D’une enfance à l’autre

L’idée de cet article est née d’une interview de Mathieu Sapin sur les ondes de la RTBF. L’auteur de bande-dessinée français (Campagne présidentielle, Sardine de l’espace…) y parlait de sa toute récente adaptation en BD du roman de Tomi Ungerer Pas de baiser pour Maman. Il expliquait que ce livre avait marqué son enfance, et qu’il était « utile à tout le monde » dans la mesure où il faisait également réfléchir les parents à un sujet pas évident : celui de sa relation à son enfant…

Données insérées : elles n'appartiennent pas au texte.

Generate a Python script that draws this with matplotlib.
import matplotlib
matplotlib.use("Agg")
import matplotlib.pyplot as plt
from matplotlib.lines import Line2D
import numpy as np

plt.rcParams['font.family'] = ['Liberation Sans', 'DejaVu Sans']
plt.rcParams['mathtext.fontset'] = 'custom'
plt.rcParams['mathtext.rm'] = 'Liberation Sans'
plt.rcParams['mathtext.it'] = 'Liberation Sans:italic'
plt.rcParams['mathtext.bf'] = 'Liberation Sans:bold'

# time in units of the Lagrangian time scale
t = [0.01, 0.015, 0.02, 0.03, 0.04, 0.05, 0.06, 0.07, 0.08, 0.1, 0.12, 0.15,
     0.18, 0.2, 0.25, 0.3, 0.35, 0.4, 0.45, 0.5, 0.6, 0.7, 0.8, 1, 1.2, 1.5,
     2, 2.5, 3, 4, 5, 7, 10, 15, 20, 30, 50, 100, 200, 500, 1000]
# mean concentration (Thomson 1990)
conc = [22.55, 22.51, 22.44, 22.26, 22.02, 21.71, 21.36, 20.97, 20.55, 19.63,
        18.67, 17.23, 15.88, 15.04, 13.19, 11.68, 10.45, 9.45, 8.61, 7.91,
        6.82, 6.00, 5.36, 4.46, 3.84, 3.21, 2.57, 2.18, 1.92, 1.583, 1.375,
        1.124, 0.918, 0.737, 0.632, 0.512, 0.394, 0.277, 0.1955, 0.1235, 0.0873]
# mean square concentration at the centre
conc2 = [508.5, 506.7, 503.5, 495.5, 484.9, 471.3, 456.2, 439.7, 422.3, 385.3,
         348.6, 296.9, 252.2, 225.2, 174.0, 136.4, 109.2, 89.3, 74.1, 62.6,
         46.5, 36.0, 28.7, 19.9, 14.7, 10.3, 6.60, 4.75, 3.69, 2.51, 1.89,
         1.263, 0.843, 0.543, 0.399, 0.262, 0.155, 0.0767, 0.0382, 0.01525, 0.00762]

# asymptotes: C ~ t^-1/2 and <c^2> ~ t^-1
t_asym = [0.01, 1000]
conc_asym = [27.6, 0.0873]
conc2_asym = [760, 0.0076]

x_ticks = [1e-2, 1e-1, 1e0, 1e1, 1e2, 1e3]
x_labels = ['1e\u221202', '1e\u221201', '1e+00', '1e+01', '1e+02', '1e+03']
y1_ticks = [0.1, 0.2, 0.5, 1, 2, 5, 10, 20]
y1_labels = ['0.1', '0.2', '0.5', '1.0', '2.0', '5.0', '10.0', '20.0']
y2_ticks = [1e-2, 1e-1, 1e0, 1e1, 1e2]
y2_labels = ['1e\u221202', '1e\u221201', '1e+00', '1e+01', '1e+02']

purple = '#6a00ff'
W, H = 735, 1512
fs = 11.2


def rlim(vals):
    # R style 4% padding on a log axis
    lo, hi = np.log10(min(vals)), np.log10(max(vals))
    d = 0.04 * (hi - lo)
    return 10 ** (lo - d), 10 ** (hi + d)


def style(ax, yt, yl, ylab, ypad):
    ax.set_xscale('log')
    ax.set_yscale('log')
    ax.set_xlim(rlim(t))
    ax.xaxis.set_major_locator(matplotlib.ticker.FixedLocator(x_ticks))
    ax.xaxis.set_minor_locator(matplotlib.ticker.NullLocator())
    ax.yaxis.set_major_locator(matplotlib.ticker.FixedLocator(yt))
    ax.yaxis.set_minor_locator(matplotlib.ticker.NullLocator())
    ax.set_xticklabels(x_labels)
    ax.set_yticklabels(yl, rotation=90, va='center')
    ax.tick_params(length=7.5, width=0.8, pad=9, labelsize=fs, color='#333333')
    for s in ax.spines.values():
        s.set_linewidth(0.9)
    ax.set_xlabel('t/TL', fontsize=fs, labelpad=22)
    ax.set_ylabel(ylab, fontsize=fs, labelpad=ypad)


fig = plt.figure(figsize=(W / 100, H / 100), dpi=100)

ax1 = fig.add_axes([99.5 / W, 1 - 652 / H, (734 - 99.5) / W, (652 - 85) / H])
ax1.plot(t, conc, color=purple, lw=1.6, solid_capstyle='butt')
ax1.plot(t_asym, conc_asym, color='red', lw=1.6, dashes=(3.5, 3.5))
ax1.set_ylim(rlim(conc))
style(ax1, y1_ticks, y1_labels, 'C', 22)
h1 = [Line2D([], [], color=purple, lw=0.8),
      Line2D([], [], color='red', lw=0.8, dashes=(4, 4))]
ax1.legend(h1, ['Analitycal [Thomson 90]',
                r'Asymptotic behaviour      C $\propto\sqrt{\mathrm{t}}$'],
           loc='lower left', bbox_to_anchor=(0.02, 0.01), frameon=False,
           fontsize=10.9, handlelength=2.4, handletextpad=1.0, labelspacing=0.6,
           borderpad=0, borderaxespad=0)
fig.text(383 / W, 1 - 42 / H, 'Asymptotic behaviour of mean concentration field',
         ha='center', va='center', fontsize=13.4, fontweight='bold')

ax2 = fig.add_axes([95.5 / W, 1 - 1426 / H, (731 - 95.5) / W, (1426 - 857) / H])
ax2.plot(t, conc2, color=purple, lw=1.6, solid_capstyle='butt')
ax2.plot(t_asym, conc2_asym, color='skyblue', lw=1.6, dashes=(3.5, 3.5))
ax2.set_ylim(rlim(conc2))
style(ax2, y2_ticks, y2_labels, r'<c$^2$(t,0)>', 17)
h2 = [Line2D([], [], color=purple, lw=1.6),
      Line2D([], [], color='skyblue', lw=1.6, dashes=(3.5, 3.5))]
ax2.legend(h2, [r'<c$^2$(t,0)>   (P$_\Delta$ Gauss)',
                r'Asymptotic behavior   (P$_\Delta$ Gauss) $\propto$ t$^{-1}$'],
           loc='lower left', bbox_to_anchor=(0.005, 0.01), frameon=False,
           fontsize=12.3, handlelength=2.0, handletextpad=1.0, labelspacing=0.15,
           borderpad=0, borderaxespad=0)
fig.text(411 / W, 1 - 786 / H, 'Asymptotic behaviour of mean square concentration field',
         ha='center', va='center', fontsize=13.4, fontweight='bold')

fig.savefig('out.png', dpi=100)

Tomi Ungerer se serait d’ailleurs inspiré de sa propre enfance pour écrire ce petit roman illustré, décrivant la journée mouvementée d’un petit chat excédé par les débordements d’affection de sa mère. Né en 1931 et décédé en 2019, le célèbre auteur-dessinateur français a reçu le Prix Hans-Christian Andersen d’illustration pour l’ensemble de son œuvre, qui comprend Les trois brigands, Le géant de Zéralda, Jean de la Lune ou encore le magnifique Otto, autobiographie d’un ours en peluche.

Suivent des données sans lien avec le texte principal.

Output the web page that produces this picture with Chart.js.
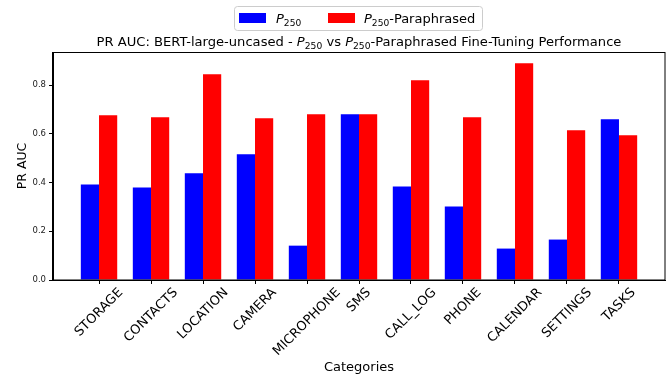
<!DOCTYPE html>
<html>
<head>
<meta charset="utf-8">
<script src="https://cdn.jsdelivr.net/npm/chart.js@4.4.0/dist/chart.umd.min.js"></script>
<style>
  html, body { margin: 0; padding: 0; background: #fff; }
  #wrap { width: 668px; height: 375px; }
</style>
</head>
<body>
<div id="wrap"><canvas id="chart"></canvas></div>
<script>
const categories = ['STORAGE', 'CONTACTS', 'LOCATION', 'CAMERA', 'MICROPHONE', 'SMS', 'CALL_LOG', 'PHONE', 'CALENDAR', 'SETTINGS', 'TASKS'];
const p250 = [0.392, 0.380, 0.438, 0.516, 0.141, 0.680, 0.384, 0.302, 0.129, 0.166, 0.660];
const p250Paraphrased = [0.676, 0.668, 0.845, 0.664, 0.680, 0.680, 0.820, 0.668, 0.890, 0.615, 0.594];
const yTicks = [0.0, 0.2, 0.4, 0.6, 0.8];
const seriesColors = ['#0000ff', '#ff0000'];

const FONT = "'DejaVu Sans'";
Chart.defaults.font.family = FONT;

// text pieces: P is italic, 250 is a subscript (like matplotlib $P_{250}$)
function pSub() {
  return [{t: 'P', style: 'italic'}, {t: '250', style: 'sub'}];
}
const titleParts = [{t: 'PR AUC: BERT-large-uncased - '}, ...pSub(), {t: ' vs '}, ...pSub(), {t: '-Paraphrased Fine-Tuning Performance'}];
const legendParts = [pSub(), [...pSub(), {t: '-Paraphrased'}]];

function setFont(ctx, part, size) {
  if (part.style === 'italic') ctx.font = 'italic ' + size + 'px ' + FONT;
  else if (part.style === 'sub') ctx.font = (size * 0.7) + 'px ' + FONT;
  else ctx.font = size + 'px ' + FONT;
}

function richWidth(ctx, parts, size) {
  let w = 0;
  parts.forEach(p => { setFont(ctx, p, size); w += ctx.measureText(p.t).width; });
  return w;
}

function drawRich(ctx, parts, x, y, size, align) {
  let cx = x;
  if (align === 'center') cx = x - richWidth(ctx, parts, size) / 2;
  ctx.textAlign = 'left';
  ctx.textBaseline = 'alphabetic';
  parts.forEach(p => {
    setFont(ctx, p, size);
    const dy = p.style === 'sub' ? size * 0.22 : 0;
    ctx.fillText(p.t, cx, y + dy);
    cx += ctx.measureText(p.t).width;
  });
}

const decorations = {
  id: 'decorations',
  afterDraw(chart) {
    const ctx = chart.ctx;
    const area = chart.chartArea;
    const xScale = chart.scales.x;
    ctx.save();

    // frame round the plot
    ctx.strokeStyle = '#000';
    ctx.lineWidth = 1;
    ctx.strokeRect(Math.round(area.left) - 0.5, Math.round(area.top) + 0.5,
      Math.round(area.right - area.left) + 0.5, Math.round(area.bottom - area.top) - 0.5);

    // rotated category labels, centred on their ticks
    ctx.fillStyle = '#000';
    ctx.font = '13px ' + FONT;
    ctx.textAlign = 'center';
    ctx.textBaseline = 'middle';
    categories.forEach((c, i) => {
      const x = xScale.getPixelForValue(i);
      const w = ctx.measureText(c).width;
      const h = 13;
      const half = (w + h) / (2 * Math.SQRT2);
      ctx.save();
      ctx.translate(x, area.bottom + 6 + half);
      ctx.rotate(-Math.PI / 4);
      ctx.fillText(c, 0, 0);
      ctx.restore();
    });

    // title
    drawRich(ctx, titleParts, (area.left + area.right) / 2, 46, 13.1, 'center');

    // legend
    ctx.fillStyle = 'rgba(255,255,255,0.8)';
    ctx.strokeStyle = '#cccccc';
    ctx.beginPath();
    ctx.roundRect(234.5, 6.5, 248, 24, 3);
    ctx.fill();
    ctx.stroke();
    const patchX = [239, 328];
    const textX = [276, 364];
    chart.data.datasets.forEach((ds, i) => {
      ctx.fillStyle = ds.backgroundColor;
      ctx.fillRect(patchX[i], 13, 27, 10);
      ctx.fillStyle = '#000';
      drawRich(ctx, legendParts[i], textX[i], 23, 13, 'left');
    });
    ctx.restore();
  }
};

new Chart(document.getElementById('chart'), {
  type: 'bar',
  data: {
    datasets: [
      {label: 'P250', data: p250.map((v, i) => ({x: i, y: v})), backgroundColor: seriesColors[0]},
      {label: 'P250-Paraphrased', data: p250Paraphrased.map((v, i) => ({x: i, y: v})), backgroundColor: seriesColors[1]}
    ]
  },
  options: {
    responsive: true,
    maintainAspectRatio: false,
    animation: false,
    categoryPercentage: 0.7,
    barPercentage: 1.0,
    borderWidth: 0,
    layout: { padding: {top: 52, right: 3, left: 0, bottom: 0} },
    plugins: {
      legend: { display: false },
      title: { display: false },
      tooltip: { enabled: false }
    },
    scales: {
      x: {
        type: 'linear',
        offset: false,
        min: -0.885,
        max: 10.885,
        afterBuildTicks: (scale) => { scale.ticks = categories.map((c, i) => ({value: i})); },
        afterFit: (scale) => { scale.height = 95; },
        ticks: {
          autoSkip: false,
          color: 'rgba(0,0,0,0)',
          callback: (v) => categories[v]
        },
        grid: { offset: false, drawOnChartArea: false, drawTicks: true, tickLength: 4, color: '#000' },
        border: { color: '#000', width: 1 },
        title: { display: true, text: 'Categories', color: '#000', font: {size: 13}, padding: {top: 0, bottom: 0} }
      },
      y: {
        min: 0,
        max: 0.936,
        afterBuildTicks: (scale) => { scale.ticks = yTicks.map(v => ({value: v})); },
        afterFit: (scale) => { scale.width = 53; },
        ticks: {
          color: '#222',
          font: {size: 8.5},
          padding: 3,
          callback: (v) => v.toFixed(1)
        },
        grid: { drawOnChartArea: false, drawTicks: true, tickLength: 4, color: '#000' },
        border: { color: '#000', width: 1 },
        title: { display: true, text: 'PR AUC', color: '#000', font: {size: 12.5}, padding: {top: 15.5, bottom: 0} }
      }
    }
  },
  plugins: [decorations]
});
</script>
</body>
</html>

Lors de sa première publication, en 1973 aux États-Unis, Pas de baiser pour Maman a pourtant fait scandale. Un enfant désobéissant, qui ne se brosse pas les dents et s’insurge contre sa Maman… pas de quoi emballer les parents. Les enfants, eux, ont tout de suite adopté ce livre au ton juste, à l’humour délicieusement trash et aux belles illustrations tout en nuances de gris.

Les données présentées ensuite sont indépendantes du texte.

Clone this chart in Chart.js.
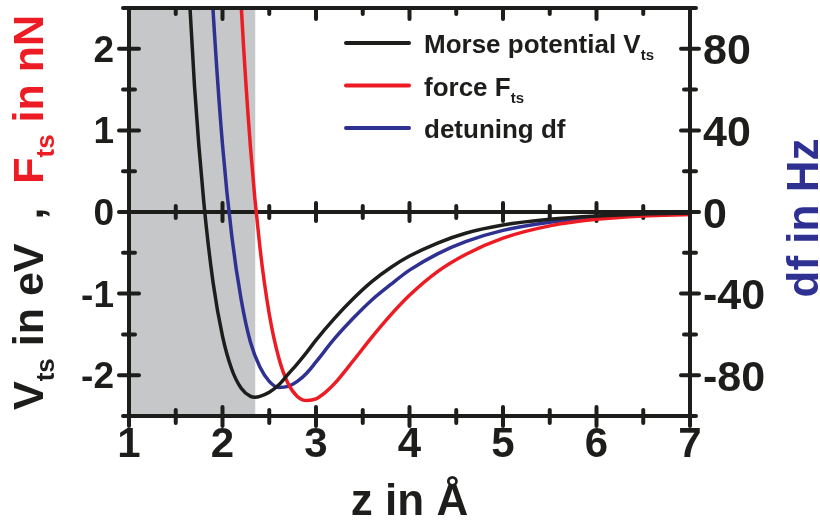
<!DOCTYPE html>
<html lang="en">
<head>
<meta charset="UTF-8">
<title>Morse potential, force and detuning</title>
<style>
  body { margin: 0; background: #fff; }
  #wrap { width: 820px; height: 523px; }
</style>
</head>
<body>
<div id="wrap"><canvas id="chart"></canvas></div>
<script src="https://cdn.jsdelivr.net/npm/chart.js@4.4.1/dist/chart.umd.min.js"></script>
<script>
// tip-sample distance z (Angstrom) and the three curves
const zV  = [1.6, 1.7, 1.8, 1.9, 2.0, 2.1, 2.2, 2.3, 2.35, 2.4, 2.5, 2.6, 2.7, 2.8, 2.9, 3.0, 3.2, 3.4, 3.6, 3.8, 4.0, 4.3, 4.6, 5.0, 5.5, 6.0, 6.5, 7.0]
const vts = [3.58, 1.55, 0.12, -0.87, -1.52, -1.93, -2.16, -2.26, -2.27, -2.26, -2.21, -2.12, -1.99, -1.86, -1.72, -1.57, -1.30, -1.06, -0.85, -0.68, -0.54, -0.38, -0.26, -0.16, -0.09, -0.05, -0.025, -0.013]

const zF  = [2.1, 2.2, 2.3, 2.4, 2.5, 2.6, 2.7, 2.8, 2.9, 3.0, 3.1, 3.2, 3.4, 3.6, 3.8, 4.0, 4.3, 4.6, 5.0, 5.5, 6.0, 6.5, 7.0]
const fts = [4.97, 2.53, 0.78, -0.43, -1.25, -1.78, -2.10, -2.26, -2.31, -2.29, -2.21, -2.10, -1.82, -1.53, -1.26, -1.02, -0.73, -0.52, -0.32, -0.17, -0.09, -0.05, -0.03]

const zDf = [1.85, 1.9, 2.0, 2.1, 2.2, 2.3, 2.4, 2.5, 2.6, 2.7, 2.8, 2.9, 3.0, 3.2, 3.4, 3.6, 3.8, 4.0, 4.3, 4.6, 5.0, 5.5, 6.0, 6.5, 7.0]
const df  = [140, 98, 33, -12, -43, -64, -76, -83, -86, -85.5, -83, -79, -73.5, -62, -52, -43, -35.5, -28.5, -20.5, -14.5, -9, -5, -2.7, -1.5, -0.8]

// repulsive region, shaded grey
const shadeRange = [1, 2.35]

const xTicks = [1, 2, 3, 4, 5, 6, 7]
const leftTicks = [-2, -1, 0, 1, 2]
const rightTicks = [-80, -40, 0, 40, 80]

const INK = '#1d1d1b'
const RED = '#ed1c24'
const BLUE = '#2e3192'
const GRAY = '#c6c7c9'
const FONT = "'Liberation Sans', Arial, sans-serif"

const toPoints = (xs, ys) => xs.map((x, i) => ({ x: x, y: ys[i] }))

const line = (ctx, x1, y1, x2, y2) => {
    ctx.beginPath()
    ctx.moveTo(x1, y1)
    ctx.lineTo(x2, y2)
    ctx.stroke()
}

// draws text pieces one after another, subscripts shifted down
const richText = (ctx, parts, x, y) => {
    let cx = x
    parts.forEach(p => {
        ctx.font = 'bold ' + p.size + 'px ' + FONT
        ctx.fillStyle = p.color
        ctx.fillText(p.t, cx, y + (p.dy || 0))
        cx += ctx.measureText(p.t).width
    })
}

const figurePlugin = {
    id: 'figure',
    beforeDatasetsDraw(chart) {
        const { ctx, chartArea: a, scales: { x, y } } = chart
        ctx.save()
        const x0 = x.getPixelForValue(shadeRange[0])
        const x1 = x.getPixelForValue(shadeRange[1])
        ctx.fillStyle = GRAY
        ctx.fillRect(x0, a.top, x1 - x0, a.bottom - a.top)

        // axis line through zero with its own ticks
        const y0 = y.getPixelForValue(0)
        ctx.strokeStyle = INK
        ctx.lineWidth = 4
        ctx.lineCap = 'butt'
        line(ctx, a.left, y0, a.right, y0)
        ctx.lineCap = 'round'
        for (let v = 1.5; v < 7; v += 0.5) {
            const px = x.getPixelForValue(v)
            const h = Number.isInteger(v) ? 9 : 6
            line(ctx, px, y0 - h, px, y0 + h)
        }
        ctx.restore()
    },
    afterDatasetsDraw(chart) {
        const { ctx, chartArea: a, scales: { x, y, y2 } } = chart
        ctx.save()
        ctx.strokeStyle = INK
        ctx.lineWidth = 4
        ctx.strokeRect(a.left, a.top, a.right - a.left, a.bottom - a.top)

        ctx.lineCap = 'round'
        ctx.lineWidth = 4
        for (let v = 1; v <= 7; v += 0.5) {
            const px = x.getPixelForValue(v)
            const major = Number.isInteger(v)
            line(ctx, px, a.bottom - (major ? 9 : 6), px, a.bottom + (major ? 10 : 7))
            line(ctx, px, a.top, px, a.top + (major ? 11 : 6))
        }
        for (let v = -2.5; v <= 2.5; v += 0.5) {
            const py = y.getPixelForValue(v)
            const h = Number.isInteger(v) ? 10 : 6
            line(ctx, a.left - h, py, a.left + h, py)
        }
        for (let v = -100; v <= 100; v += 20) {
            const py = y2.getPixelForValue(v)
            const h = v % 40 === 0 ? 9 : 6
            line(ctx, a.right - h, py, a.right + h, py)
        }

        // tick labels
        ctx.fillStyle = INK
        ctx.textBaseline = 'alphabetic'
        ctx.font = 'bold 37px ' + FONT
        ctx.textAlign = 'right'
        leftTicks.forEach(v => ctx.fillText(String(v), a.left - 15, y.getPixelForValue(v) + 13))
        ctx.font = 'bold 43px ' + FONT
        ctx.textAlign = 'left'
        rightTicks.forEach(v => ctx.fillText(String(v), a.right + 13, y2.getPixelForValue(v) + 15.5))
        ctx.font = 'bold 42px ' + FONT
        ctx.textAlign = 'center'
        xTicks.forEach(v => ctx.fillText(String(v), x.getPixelForValue(v), 457))

        // axis titles
        ctx.font = 'bold 44px ' + FONT
        ctx.fillText('z in \u00c5', (a.left + a.right) / 2, 515)

        ctx.save()
        ctx.translate(818, (a.top + a.bottom) / 2 + 6)
        ctx.rotate(-Math.PI / 2)
        ctx.textAlign = 'center'
        ctx.fillStyle = BLUE
        ctx.fillText('df in Hz', 0, 0)
        ctx.restore()

        ctx.save()
        ctx.translate(43, 410)
        ctx.rotate(-Math.PI / 2)
        ctx.textAlign = 'left'
        richText(ctx, [
            { t: 'V', size: 43, color: INK },
            { t: 'ts', size: 26, color: INK, dy: 11 },
            { t: ' in eV  ,  ', size: 43, color: INK },
            { t: 'F', size: 43, color: RED },
            { t: 'ts', size: 26, color: RED, dy: 11 },
            { t: ' in nN', size: 43, color: RED }
        ], 0, 0)
        ctx.restore()

        // legend
        ctx.textAlign = 'left'
        chart.data.datasets.forEach((ds, i) => {
            const ly = 43 + i * 42.5
            ctx.strokeStyle = ds.borderColor
            ctx.lineWidth = 4
            ctx.lineCap = 'round'
            line(ctx, 346, ly, 409, ly)
            const parts = [{ t: ds.label, size: 26, color: INK }]
            if (ds.sub) parts.push({ t: ds.sub, size: 15, color: INK, dy: 7 })
            richText(ctx, parts, 424, ly + 10)
        })
        ctx.restore()
    }
}

const chartData = {
    datasets: [
        {
            label: 'Morse potential V',
            sub: 'ts',
            data: toPoints(zV, vts),
            borderColor: INK,
            yAxisID: 'y'
        },
        {
            label: 'force F',
            sub: 'ts',
            data: toPoints(zF, fts),
            borderColor: RED,
            yAxisID: 'y'
        },
        {
            label: 'detuning df',
            data: toPoints(zDf, df),
            borderColor: BLUE,
            yAxisID: 'y2'
        }
    ]
}

const config = {
    type: 'line',
    data: chartData,
    options: {
        responsive: true,
        maintainAspectRatio: false,
        animation: false,
        layout: { padding: { left: 129, right: 130, top: 8, bottom: 107 } },
        plugins: { legend: { display: false }, tooltip: { enabled: false } },
        elements: {
            point: { radius: 0 },
            line: { borderWidth: 3.5, cubicInterpolationMode: 'monotone', fill: false }
        },
        scales: {
            x: { type: 'linear', min: 1, max: 7, display: false },
            y: { type: 'linear', min: -2.5, max: 2.5, display: false },
            y2: { type: 'linear', min: -100, max: 100, display: false, position: 'right' }
        }
    },
    plugins: [figurePlugin]
}

const chart = new Chart(document.getElementById('chart'), config)
</script>
</body>
</html>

L’adaptation de Mathieu Sapin, très fidèle à l’original sur la forme comme sur le fond, a le mérite de lui redonner vie tout en le rendant accessible à un nouveau public, amateur de BD !

  • Les références : Pas de baiser pour Maman, Tomi Ungerer (L’école des loisirs, 1973) et Pas de baiser pour Maman, Mathieu Sapin (Rue de Sèvres, 2022).